──────── DATA FOR PROCESSING ────────

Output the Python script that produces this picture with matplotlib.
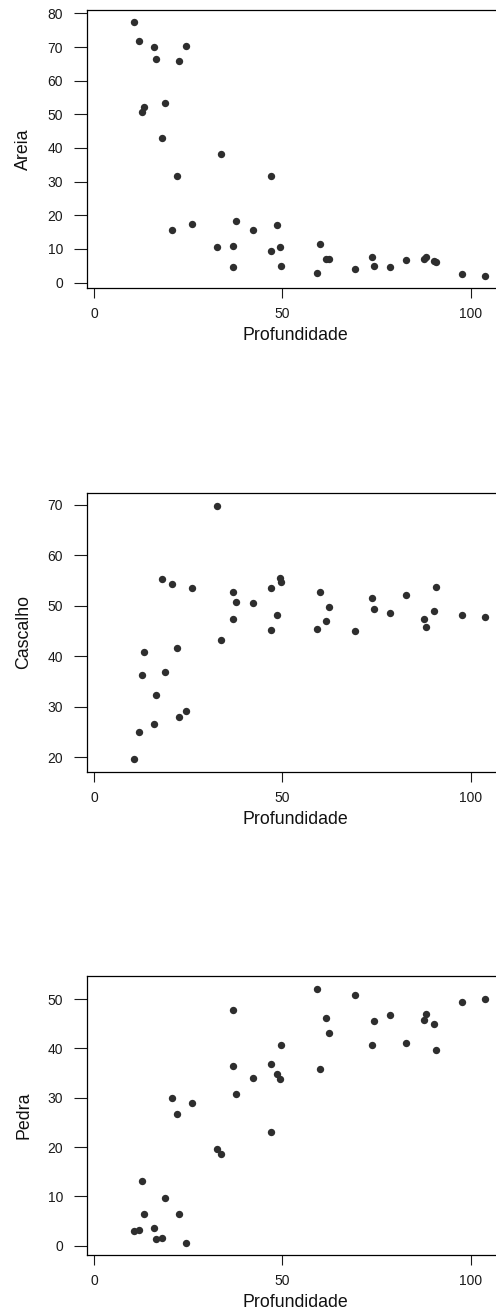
import numpy as np
import matplotlib
matplotlib.use("Agg")
import matplotlib.pyplot as plt

plt.rcParams["font.family"] = ["Liberation Sans", "DejaVu Sans"]

# profundidade (shared x) and the three fractions
profundidade = [10.5, 11.8, 12.8, 13.1, 15.8, 16.3, 18.1, 18.7, 20.6, 22.1,
                22.5, 24.5, 26.0, 32.6, 33.7, 36.9, 36.9, 37.8, 42.3, 47.0,
                47.1, 48.5, 49.4, 49.6, 59.2, 60.1, 61.7, 62.4, 69.4, 73.7,
                74.4, 78.6, 82.8, 87.7, 88.2, 90.4, 90.7, 97.7, 103.8]
areia = [77.4, 71.9, 50.6, 52.2, 70.0, 66.3, 43.0, 53.4, 15.5, 31.8,
         65.7, 70.4, 17.4, 10.6, 38.2, 10.8, 4.7, 18.4, 15.7, 9.5,
         31.8, 17.2, 10.6, 5.0, 2.8, 11.4, 6.9, 7.1, 4.1, 7.5,
         5.0, 4.5, 6.6, 6.9, 7.5, 6.4, 6.2, 2.6, 2.1]
cascalho = [19.7, 25.0, 36.2, 40.9, 26.5, 32.3, 55.3, 36.8, 54.4, 41.6,
            28.0, 29.1, 53.6, 69.7, 43.2, 52.7, 47.4, 50.7, 50.5, 53.6,
            45.1, 48.1, 55.4, 54.7, 45.3, 52.7, 46.9, 49.8, 45.0, 51.6,
            49.4, 48.5, 52.2, 47.4, 45.7, 49.0, 53.8, 48.1, 47.8]
pedra = [2.9, 3.2, 13.1, 6.5, 3.5, 1.3, 1.6, 9.7, 30.0, 26.7,
         6.4, 0.6, 28.9, 19.6, 18.6, 36.4, 47.8, 30.8, 34.0, 36.8,
         23.0, 34.8, 33.9, 40.7, 52.0, 35.9, 46.2, 43.2, 50.9, 40.7,
         45.5, 46.8, 41.2, 45.7, 46.9, 44.9, 39.7, 49.4, 50.0]

panels = [
    ("Areia", areia, np.arange(0, 81, 10), (-1.5, 81.0), 0.7809, 0.2115),
    ("Cascalho", cascalho, np.arange(20, 71, 10), (17.15, 72.26), 0.4123, 0.2120),
    ("Pedra", pedra, np.arange(0, 51, 10), (-1.89, 54.7), 0.0442, 0.2125),
]

W, H = 496, 1313
fig = plt.figure(figsize=(W / 100, H / 100), dpi=100)

left = 86.7 / W
width = 414 / W

for name, y, yticks, ylim, bottom, height in panels:
    ax = fig.add_axes([left, bottom, width, height])
    ax.plot(profundidade, y, "o", color="#2e2e2e", ms=5.3, mec="none")
    ax.set_xlim(-2.0, 108.0)
    ax.set_ylim(*ylim)
    ax.set_xticks([0, 50, 100])
    ax.set_yticks(yticks)
    for s in ax.spines.values():
        s.set_linewidth(0.9)
        s.set_color("black")
    ax.tick_params(axis="y", length=9.6, width=0.8, pad=7.5, labelsize=10,
                   colors="#1a1a1a")
    ax.tick_params(axis="x", length=7.2, width=0.8, pad=6.5, labelsize=10,
                   colors="#1a1a1a")
    ax.set_ylabel(name, fontsize=12.8, va="center", color="#111111")
    ax.yaxis.set_label_coords(-0.152, 0.5)
    ax.set_xlabel("Profundidade", fontsize=12.8, va="center", color="#111111")
    hpx = height * H
    ax.xaxis.set_label_coords(0.503, -47.5 / hpx)

fig.savefig("out.png", dpi=100)
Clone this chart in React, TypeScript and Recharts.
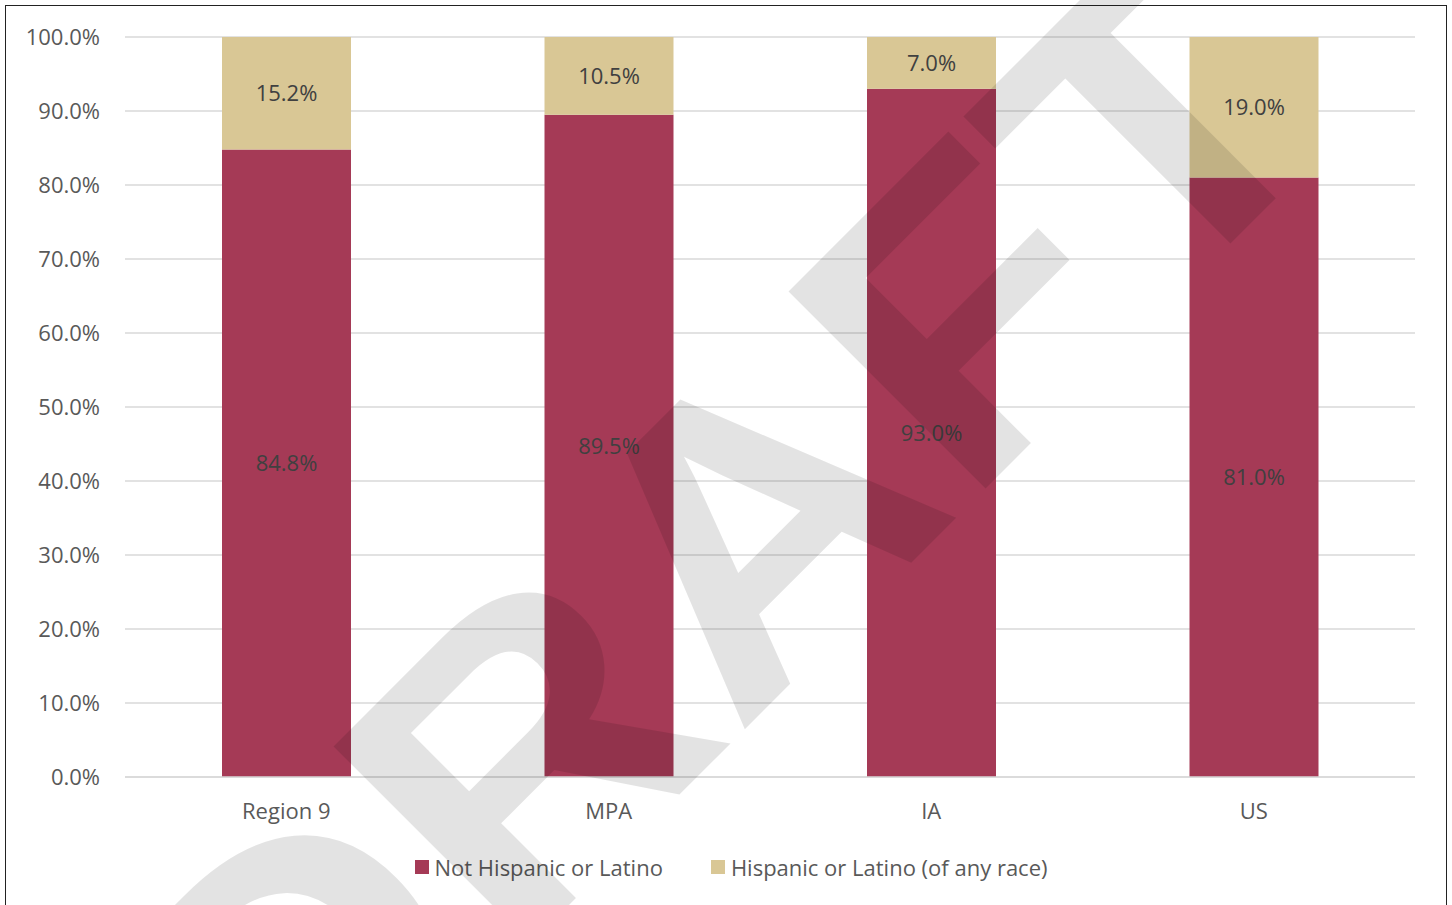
import React from "react";
import {
  BarChart,
  Bar,
  XAxis,
  YAxis,
  CartesianGrid,
  Legend,
  LabelList,
} from "recharts";

// values, in percent
const categories = ["Region 9", "MPA", "IA", "US"];
const notHispanic = [84.8, 89.5, 93.0, 81.0];
const hispanic = [15.2, 10.5, 7.0, 19.0];
const yTicks = [0, 10, 20, 30, 40, 50, 60, 70, 80, 90, 100];

const seriesNames = ["Not Hispanic or Latino", "Hispanic or Latino (of any race)"];
const colors = ["#A53A56", "#D9C795"];

const data = categories.map((name, i) => ({
  name,
  notHispanic: notHispanic[i],
  hispanic: hispanic[i],
}));

const FONT = "'Open Sans', sans-serif";

const pct = (v: any) => `${Number(v).toFixed(1)}%`;

function renderLegend() {
  return (
    <div
      style={{
        display: "flex",
        justifyContent: "center",
        alignItems: "center",
        height: 40,
        paddingLeft: 10,
        fontFamily: FONT,
        fontSize: 22,
        color: "#595959",
      }}
    >
      {seriesNames.map((s, i) => (
        <div
          key={s}
          style={{ display: "flex", alignItems: "center", marginRight: i === 0 ? 48 : 0 }}
        >
          <span
            style={{
              display: "inline-block",
              width: 14,
              height: 14,
              background: colors[i],
              marginRight: 6,
            }}
          />
          <span>{s}</span>
        </div>
      ))}
    </div>
  );
}

export default function App() {
  return (
    <div
      style={{
        position: "absolute",
        left: 0,
        top: 0,
        width: 1452,
        height: 905,
        background: "#fff",
        overflow: "hidden",
      }}
    >
      {/* frame around the chart */}
      <div
        style={{
          position: "absolute",
          left: 5,
          top: 5,
          width: 1440,
          height: 1000,
          border: "1.5px solid #222",
        }}
      />
      <div style={{ position: "absolute", left: 0, top: 0 }}>
        <BarChart
          width={1452}
          height={905}
          data={data}
          margin={{ top: 37, right: 37, left: 0, bottom: 18 }}
        >
          <CartesianGrid vertical={false} stroke="#d9d9d9" strokeWidth={1.5} />
          <XAxis
            dataKey="name"
            height={70}
            axisLine={{ stroke: "#d9d9d9", strokeWidth: 1.5 }}
            tickLine={false}
            tickMargin={20}
            tick={{ fill: "#595959", fontSize: 22, fontFamily: FONT }}
          />
          <YAxis
            width={125}
            domain={[0, 100]}
            ticks={yTicks}
            axisLine={false}
            tickLine={false}
            tickMargin={19}
            tickFormatter={pct}
            tick={{ fill: "#595959", fontSize: 22, fontFamily: FONT }}
          />
          <Legend
            verticalAlign="bottom"
            width={1452}
            height={40}
            wrapperStyle={{ left: 0 }}
            content={renderLegend}
          />
          <Bar
            dataKey="notHispanic"
            name={seriesNames[0]}
            stackId="a"
            fill={colors[0]}
            barSize={129}
            isAnimationActive={false}
          >
            <LabelList
              dataKey="notHispanic"
              position="center"
              formatter={pct}
              fill="#404040"
              fontSize={22}
              fontFamily={FONT}
            />
          </Bar>
          <Bar
            dataKey="hispanic"
            name={seriesNames[1]}
            stackId="a"
            fill={colors[1]}
            barSize={129}
            isAnimationActive={false}
          >
            <LabelList
              dataKey="hispanic"
              position="center"
              formatter={pct}
              fill="#404040"
              fontSize={22}
              fontFamily={FONT}
            />
          </Bar>
        </BarChart>
      </div>
      {/* DRAFT watermark laid over the chart */}
      <svg
        width={1452}
        height={905}
        style={{ position: "absolute", left: 0, top: 0, pointerEvents: "none" }}
      >
        <text
          transform="translate(282,1192) rotate(-45) scale(1.1,1)"
          fontFamily="'Liberation Sans', Arial, sans-serif"
          fontWeight="bold"
          fontSize={405}
          fill="#000"
          fillOpacity={0.11}
        >
          DRAFT
        </text>
      </svg>
    </div>
  );
}
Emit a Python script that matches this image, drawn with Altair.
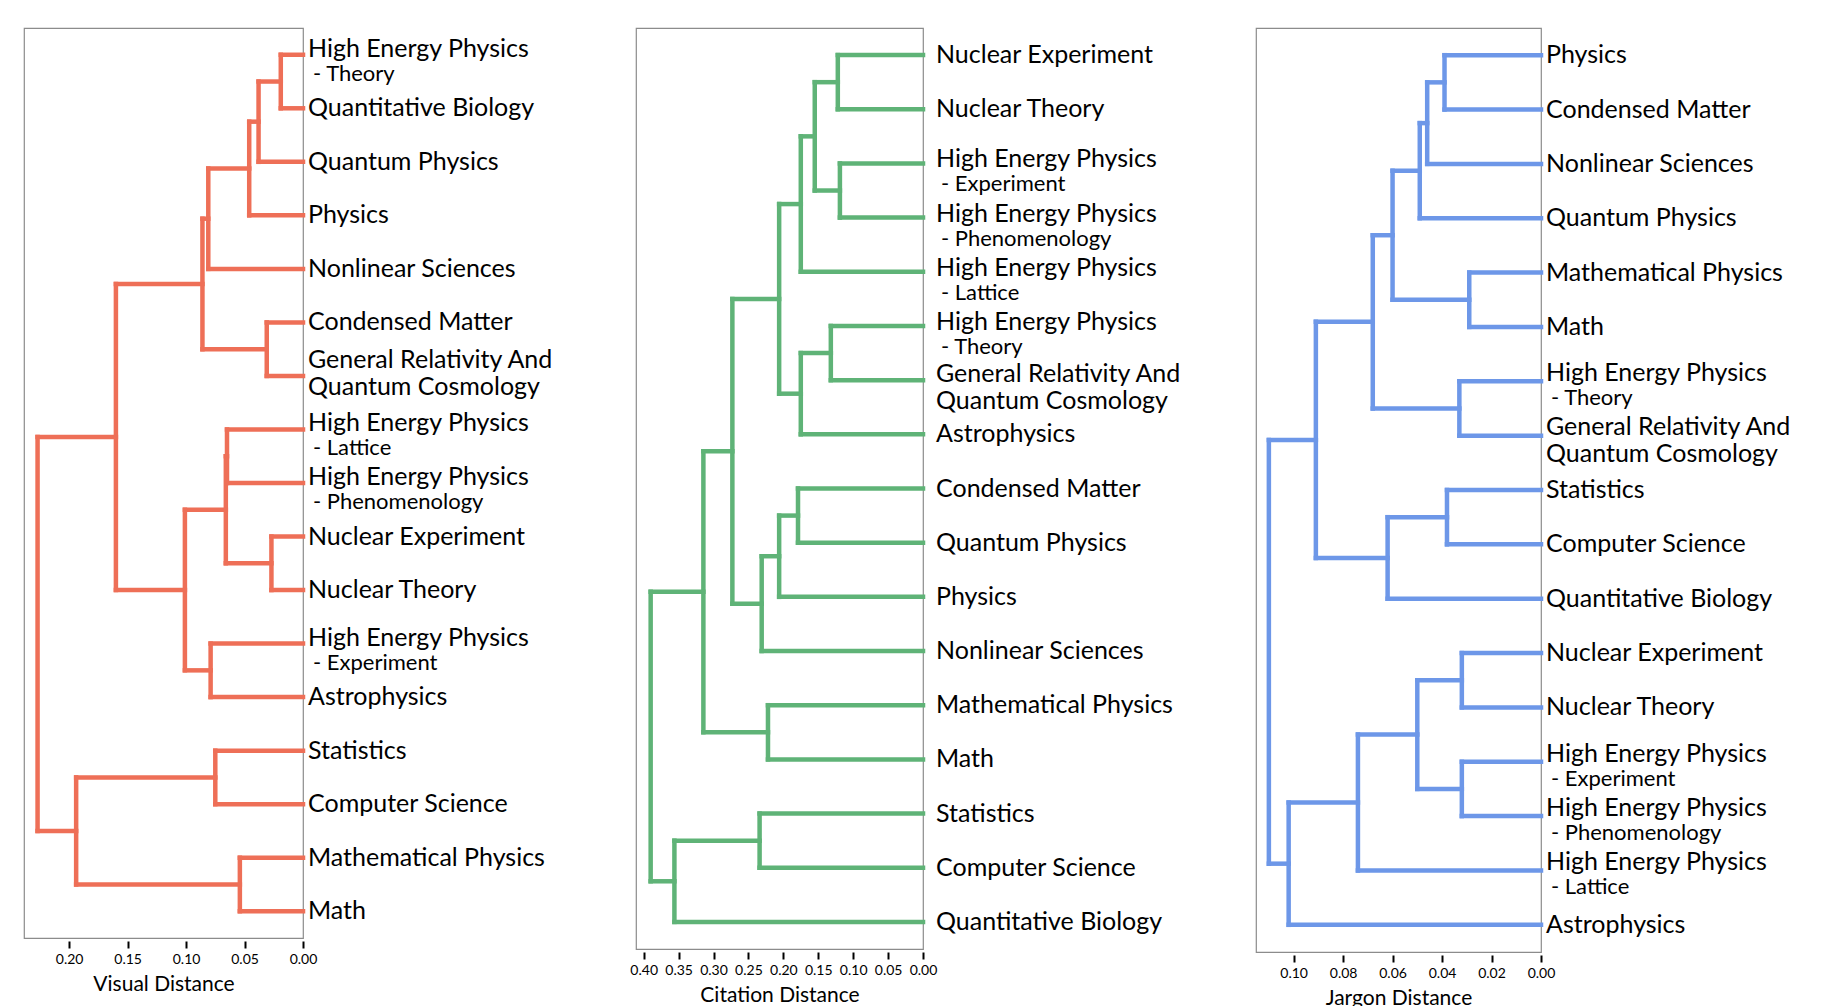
import altair as alt
import pandas as pd

# ---------------- data ----------------
HEPT = "High Energy Physics - Theory"
HEPL = "High Energy Physics - Lattice"
HEPP = "High Energy Physics - Phenomenology"
HEPE = "High Energy Physics - Experiment"
GRQC = "General Relativity And Quantum Cosmology"

# leaf order (top to bottom) and linkage rows [a, b, height]
# (a, b < 17 are leaves; >= 17 are earlier merges, scipy style)
visual_leaves = [HEPT, "Quantitative Biology", "Quantum Physics", "Physics",
                 "Nonlinear Sciences", "Condensed Matter", GRQC, HEPL, HEPP,
                 "Nuclear Experiment", "Nuclear Theory", HEPE, "Astrophysics",
                 "Statistics", "Computer Science", "Mathematical Physics", "Math"]
visual_links = [
    [0, 1, 0.019], [17, 2, 0.038], [18, 3, 0.046], [19, 4, 0.081],
    [5, 6, 0.031], [20, 21, 0.086], [7, 8, 0.065], [9, 10, 0.027],
    [23, 24, 0.066], [11, 12, 0.079], [25, 26, 0.101], [22, 27, 0.160],
    [13, 14, 0.075], [15, 16, 0.054], [29, 30, 0.194], [28, 31, 0.227],
]

citation_leaves = ["Nuclear Experiment", "Nuclear Theory", HEPE, HEPP, HEPL,
                   HEPT, GRQC, "Astrophysics", "Condensed Matter",
                   "Quantum Physics", "Physics", "Nonlinear Sciences",
                   "Mathematical Physics", "Math", "Statistics",
                   "Computer Science", "Quantitative Biology"]
citation_links = [
    [0, 1, 0.122], [2, 3, 0.119], [17, 18, 0.155], [19, 4, 0.175],
    [5, 6, 0.132], [21, 7, 0.175], [20, 22, 0.206], [8, 9, 0.179],
    [24, 10, 0.206], [25, 11, 0.231], [23, 26, 0.273], [12, 13, 0.222],
    [27, 28, 0.3145], [14, 15, 0.234], [30, 16, 0.356], [29, 31, 0.390],
]

jargon_leaves = ["Physics", "Condensed Matter", "Nonlinear Sciences",
                 "Quantum Physics", "Mathematical Physics", "Math", HEPT, GRQC,
                 "Statistics", "Computer Science", "Quantitative Biology",
                 "Nuclear Experiment", "Nuclear Theory", HEPE, HEPP, HEPL,
                 "Astrophysics"]
jargon_links = [
    [0, 1, 0.039], [17, 2, 0.046], [18, 3, 0.049], [4, 5, 0.029],
    [19, 20, 0.060], [6, 7, 0.033], [21, 22, 0.068], [8, 9, 0.038],
    [24, 10, 0.062], [23, 25, 0.091], [11, 12, 0.032], [13, 14, 0.032],
    [27, 28, 0.050], [29, 15, 0.074], [30, 16, 0.102], [26, 31, 0.110],
]

visual_ticks = [0.20, 0.15, 0.10, 0.05, 0.00]
citation_ticks = [0.40, 0.35, 0.30, 0.25, 0.20, 0.15, 0.10, 0.05, 0.00]
jargon_ticks = [0.10, 0.08, 0.06, 0.04, 0.02, 0.00]

FONT = "Lato"


def segments(leaves, links):
    n = len(leaves)
    pos = {i: float(i) for i in range(n)}
    hgt = {i: 0.0 for i in range(n)}
    rows = []
    for k, (a, b, h) in enumerate(links):
        ya, yb = pos[a], pos[b]
        rows.append(dict(x=hgt[a], x2=h, y=ya, y2=ya))
        rows.append(dict(x=h, x2=h, y=ya, y2=yb))
        rows.append(dict(x=hgt[b], x2=h, y=yb, y2=yb))
        pos[n + k] = (ya + yb) / 2
        hgt[n + k] = h
    return pd.DataFrame(rows)


def label_table(leaves):
    rows = []
    for i, name in enumerate(leaves):
        sub = ""
        main = name
        kind = "plain"
        if " - " in name:
            main, rest = name.split(" - ")
            sub = "- " + rest
            kind = "sub"
        elif name == GRQC:
            main = "General Relativity And\nQuantum Cosmology"
            kind = "multi"
        rows.append(dict(x=0.0, y=float(i), main=main, sub=sub, kind=kind))
    return pd.DataFrame(rows)


def panel(leaves, links, ticks, dmax, color, title, width, height, dx,
          dy_main, dy_multi):
    n = len(leaves)
    xenc = alt.X("x:Q",
                 scale=alt.Scale(domain=[0, dmax], reverse=True, nice=False, zero=True),
                 axis=alt.Axis(values=ticks, format=".2f", title=title,
                               domain=False, grid=False, offset=3,
                               tickSize=7, tickWidth=2, tickColor="black",
                               labelFontSize=14, labelFont=FONT, labelColor="black",
                               labelOverlap=False, labelFlush=False, labelPadding=4,
                               titleFont=FONT, titleFontSize=21,
                               titleFontWeight="normal", titleColor="black",
                               titlePadding=7))
    yenc = alt.Y("y:Q",
                 scale=alt.Scale(domain=[-0.5, n - 0.5], reverse=True, nice=False, zero=False),
                 axis=None)
    seg = segments(leaves, links)
    lines = alt.Chart(seg).mark_rule(color=color, strokeWidth=4.5, strokeCap="square").encode(
        x=xenc, x2="x2:Q", y=yenc, y2="y2:Q")
    base = alt.Chart(label_table(leaves))
    txt = dict(align="left", baseline="middle", font=FONT, color="black")
    plain = base.transform_filter("datum.kind == 'plain'").mark_text(
        dx=dx, fontSize=25, **txt).encode(x=xenc, y=yenc, text="main:N")
    multi = base.transform_filter("datum.kind == 'multi'").mark_text(
        dx=dx, dy=dy_multi, fontSize=25, lineBreak="\n", lineHeight=27, **txt).encode(
        x=xenc, y=yenc, text="main:N")
    main2 = base.transform_filter("datum.kind == 'sub'").mark_text(
        dx=dx, dy=dy_main, fontSize=25, **txt).encode(x=xenc, y=yenc, text="main:N")
    sub = base.transform_filter("datum.kind == 'sub'").mark_text(
        dx=dx + 5, dy=dy_main + 25, fontSize=22, **txt).encode(x=xenc, y=yenc, text="sub:N")
    return alt.layer(lines, plain, multi, main2, sub).properties(width=width, height=height)


p1 = panel(visual_leaves, visual_links, visual_ticks, 0.2386, "#EE6F57",
           "Visual Distance", 279, 910, 5, -6, -16)
p2 = panel(citation_leaves, citation_links, citation_ticks, 0.411, "#5FB377",
           "Citation Distance", 287, 921, 13, -4, -6)
p3 = panel(jargon_leaves, jargon_links, jargon_ticks, 0.1152, "#6D97E8",
           "Jargon Distance", 285, 924, 5, -8, -9)

chart = alt.hconcat(p1, p2, p3, spacing=333, bounds="flush").properties(
    padding={"left": 15, "top": 19, "right": 5, "bottom": 0}
).configure_view(stroke="#8c8c8c", strokeWidth=1.2)

chart.save("out.html", embed_options={"renderer": "svg", "actions": False})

────────

GOAL -> Leave out every picture, then retype exactly the lines from the one containing "Clone this chart" through the one containing "const pct = (v: any)".

TASK ANSWER ->
Clone this chart in React, TypeScript and Recharts.
import React from "react";
import {
  BarChart,
  Bar,
  XAxis,
  YAxis,
  CartesianGrid,
  Legend,
  LabelList,
} from "recharts";

// values, in percent
const categories = ["Region 9", "MPA", "IA", "US"];
const notHispanic = [84.8, 89.5, 93.0, 81.0];
const hispanic = [15.2, 10.5, 7.0, 19.0];
const yTicks = [0, 10, 20, 30, 40, 50, 60, 70, 80, 90, 100];

const seriesNames = ["Not Hispanic or Latino", "Hispanic or Latino (of any race)"];
const colors = ["#A53A56", "#D9C795"];

const data = categories.map((name, i) => ({
  name,
  notHispanic: notHispanic[i],
  hispanic: hispanic[i],
}));

const FONT = "'Open Sans', sans-serif";

const pct = (v: any) => `${Number(v).toFixed(1)}%`;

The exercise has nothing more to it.